Skipping the permit process creates real problems down the road. Insurance companies can void coverage on unpermitted work, and when you go to sell a home in a market where buyers are paying over a million dollars, unpermitted repairs surface in inspections and complicate the transaction. We’re a licensed Nassau County General Contractor, so permits are handled correctly as part of the job — not something you need to track separately or worry about after the fact.
The range is wide because the scope varies so much. Typical roof and siding repairs after a storm run somewhere between $3,000 and $7,000. If water intrusion has reached the point of mold growth, or if structural elements need to be replaced, costs can climb to $25,000 or beyond. Severe structural damage — a large tree through a roof, for example — can reach $60,000 or more depending on what’s underneath.

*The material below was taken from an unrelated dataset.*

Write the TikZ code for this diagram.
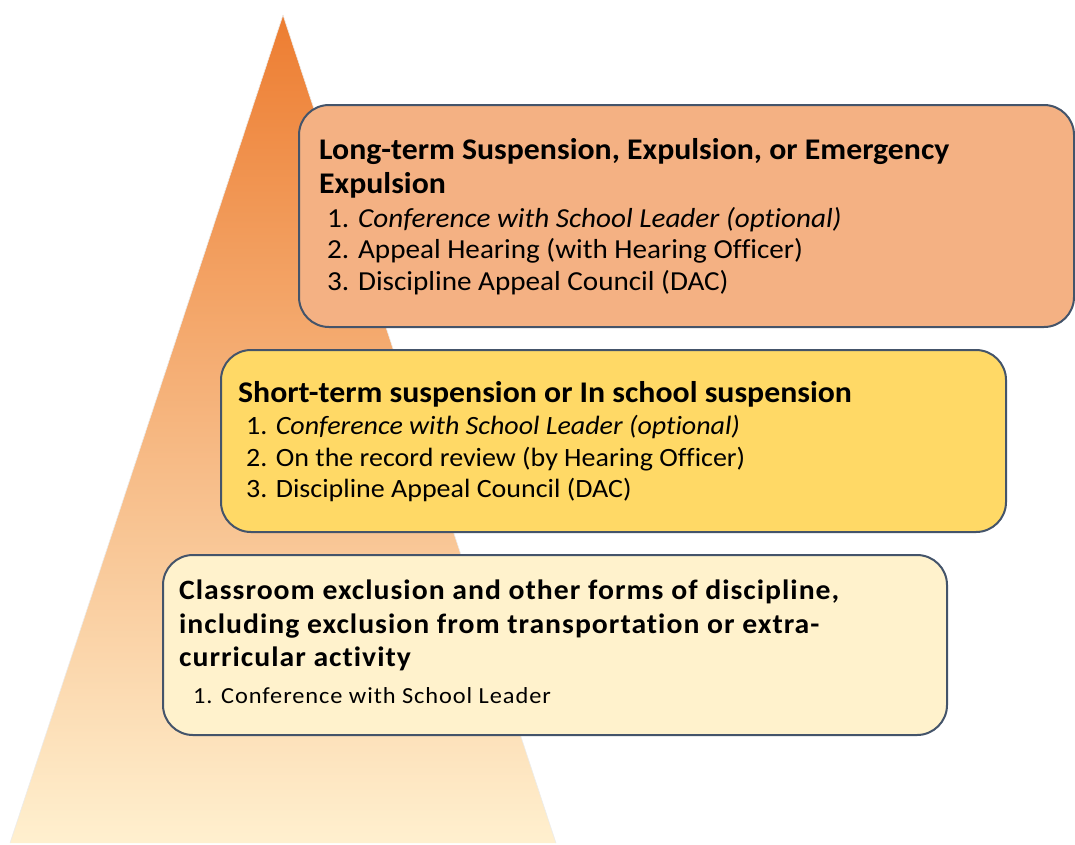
\documentclass[tikz,border=0pt]{standalone}
\usepackage{fontspec}
\setmainfont{Carlito}[FakeStretch=1.06, Ligatures=NoCommon]
\definecolor{edge}{HTML}{44546A}
\definecolor{boxA}{HTML}{F4B183}
\definecolor{boxB}{HTML}{FFD966}
\definecolor{boxC}{HTML}{FFF2CC}
\definecolor{triTop}{HTML}{ED7D31}
\definecolor{triMid}{HTML}{F6C49A}
\definecolor{triBot}{HTML}{FFF0CF}
\tikzset{
  tier/.style={draw=edge, line width=2pt, rounded corners=30pt, inner sep=0pt, anchor=north west},
  ttl/.style={anchor=base west, inner sep=0pt, font=\fontsize{30}{34}\selectfont\bfseries},
  itm/.style={anchor=base west, inner sep=0pt, font=\fontsize{27.5}{31}\selectfont},
  itmB/.style={anchor=base west, inner sep=0pt, font=\fontsize{26.4}{30}\selectfont},
  ttlC/.style={anchor=base west, inner sep=0pt, font=\fontsize{28}{32}\selectfont\bfseries\addfontfeatures{LetterSpace=3.6}},
  itmC/.style={anchor=base west, inner sep=0pt, font=\fontsize{23}{27}\selectfont\addfontfeatures{LetterSpace=4}},
}
\begin{document}
\begin{tikzpicture}[x=1pt,y=-1pt]
\useasboundingbox (0,0) rectangle (1075,844);
\shade[top color=triTop, middle color=triMid, bottom color=triBot]
  (283,15) -- (556,843) -- (10,843) -- cycle;
\draw[white!85!gray, line width=0.6pt] (283,15) -- (556,843) (283,15) -- (10,843);

\node[tier, fill=boxA, minimum width=775pt, minimum height=222pt] (t1) at (298,104) {};
\node[tier, fill=boxB, minimum width=785pt, minimum height=182pt] (t2) at (220,349) {};
\node[tier, fill=boxC, minimum width=784pt, minimum height=180pt] (t3) at (162,554) {};

\node[ttl] (t1a) at (319,159) {Long-term Suspension, Expulsion, or Emergency};
\node[ttl] (t1b) at (319,193) {Expulsion};
\node[itm] (t1c) at (327,227) {1. \textit{Conference with School Leader (optional)}};
\node[itm] (t1d) at (327,258.5) {2. Appeal Hearing (with Hearing Officer)};
\node[itm] (t1e) at (327,290) {3. Discipline Appeal Council (DAC)};

\node[ttl] (t2a) at (238,402.5) {Short-term suspension or In school suspension};
\node[itmB] (t2b) at (246,434) {1. \textit{Conference with School Leader (optional)}};
\node[itmB] (t2c) at (246,466) {2. On the record review (by Hearing Officer)};
\node[itmB] (t2d) at (246,497) {3. Discipline Appeal Council (DAC)};

\node[ttlC] (t3a) at (179,599) {Classroom exclusion and other forms of discipline,};
\node[ttlC] (t3b) at (179,633) {including exclusion from transportation or extra-};
\node[ttlC] (t3c) at (179,666.5) {curricular activity};
\node[itmC] (t3d) at (193,703.5) {1. Conference with School Leader};
\end{tikzpicture}
\end{document}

For Roslyn Heights homeowners with homes valued above $1,000,000, the more relevant number is usually what delayed action costs versus what immediate response costs. A roof breach addressed within hours stays a roofing job. The same breach left for a week in a 1950s home with older insulation becomes a water damage, mold, and potentially asbestos job simultaneously. We document everything thoroughly for insurance purposes, bill the carrier directly, and work to maximize what your claim covers — so the out-of-pocket exposure is as low as it can legitimately be.

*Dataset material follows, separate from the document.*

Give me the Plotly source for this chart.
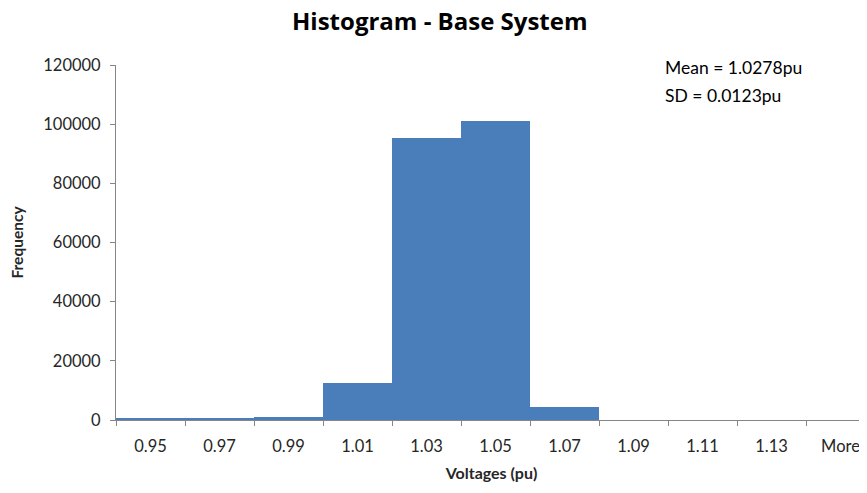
import plotly.graph_objects as go

categories = ["0.95", "0.97", "0.99", "1.01", "1.03", "1.05", "1.07", "1.09", "1.11", "1.13", "More"]
frequency = [600, 600, 1100, 12600, 95200, 101200, 4300, 0, 0, 0, 0]
y_ticks = [0, 20000, 40000, 60000, 80000, 100000, 120000]

FONT = "Lato"
AX = "#868686"
OFF = 8  # page body margin

W, H = 867 - OFF, 493 - OFF
L, T, B = 116 - OFF, 65 - OFF, 73
PW, PH = W - L, H - T - B

fig = go.Figure(go.Bar(
    x=categories, y=frequency,
    marker=dict(color="#4a7ebb", line=dict(width=0)),
    hoverinfo="x+y",
))

fig.update_layout(
    width=W, height=H,
    margin=dict(l=L, r=0, t=T, b=B, autoexpand=False),
    paper_bgcolor="white", plot_bgcolor="white",
    bargap=0,
    showlegend=False,
    font=dict(family=FONT, color="#262626", size=16),
    xaxis=dict(
        type="category", range=[-0.5, 10.5 - 8 / 69],
        showline=True, linecolor=AX, linewidth=1,
        ticks="outside", tickson="boundaries", ticklen=5, tickcolor=AX,
        tickfont=dict(size=16.5, color="#262626"), ticklabelstandoff=11,
        showgrid=False, zeroline=False,
        title=dict(text="<b>Voltages (pu)</b>", font=dict(size=16, color="#262626"), standoff=13),
    ),
    yaxis=dict(
        range=[0, 120000], tickvals=y_ticks, ticktext=[str(v) for v in y_ticks],
        showline=True, linecolor=AX, linewidth=1,
        ticks="outside", ticklen=5, tickcolor=AX,
        tickfont=dict(size=16.5, color="#262626"), ticklabelstandoff=6,
        showgrid=False, zeroline=False,
        title=dict(text="<b>Frequency</b>", font=dict(size=15.5, color="#262626"), standoff=18),
    ),
    annotations=[
        dict(text="<b>Histogram - Base System</b>", xref="paper", yref="paper",
             x=(440 - 116) / PW, y=1 + (65 - 21) / PH, xanchor="center", yanchor="middle",
             showarrow=False, font=dict(size=24, color="#000000", family="Open Sans")),
        dict(text="Mean = 1.0278pu", xref="paper", yref="paper",
             x=(663 - 116) / PW, y=1 + (65 - 67) / PH, xanchor="left", yanchor="middle",
             showarrow=False, font=dict(size=17.5, color="#000000")),
        dict(text="SD = 0.0123pu", xref="paper", yref="paper",
             x=(663 - 116) / PW, y=1 + (65 - 95) / PH, xanchor="left", yanchor="middle",
             showarrow=False, font=dict(size=17.5, color="#000000")),
    ],
)

fig.write_html("out.html")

You usually can’t tell from a visual inspection alone — which is exactly the problem. Water travels through wall cavities, pools behind insulation, and saturates structural framing in ways that look completely normal on the surface. In older Roslyn Heights homes, where construction materials absorb moisture differently than modern builds, hidden water damage can sit undetected for weeks.
We use industrial thermal imaging cameras on every job. Thermal imaging detects temperature differentials inside walls and ceilings that indicate moisture presence — even when there’s nothing visible on the surface. It’s the difference between finding the problem now, when it’s manageable, and finding it later when mold remediation or structural repair is unavoidable. If your home took any kind of storm impact — a fallen limb, wind-driven rain, a compromised roof edge — a thermal inspection is the only way to know for certain what’s happening inside the structure.
Most standard homeowners insurance policies cover sudden and accidental storm damage — wind damage, fallen trees, roof breaches from hail or debris, and the resulting water intrusion. Nassau County has been included in multiple Governor-declared states of emergency for storm events, and after the August 2024 flash flooding, New York State made emergency repair assistance available specifically to Nassau County homeowners. So yes, the coverage framework exists — the question is how well the claim is documented and submitted.
Where homeowners lose money isn’t usually in the policy language — it’s in the documentation. An adjuster working from a quick walkthrough will often miss hidden damage that thermal imaging would catch. We document the full scope of damage before any repair work begins, coordinate directly with your insurance adjuster, and bill the carrier directly. That process tends to result in more complete claim settlements because the documentation is thorough and the scope is accurately represented from the start.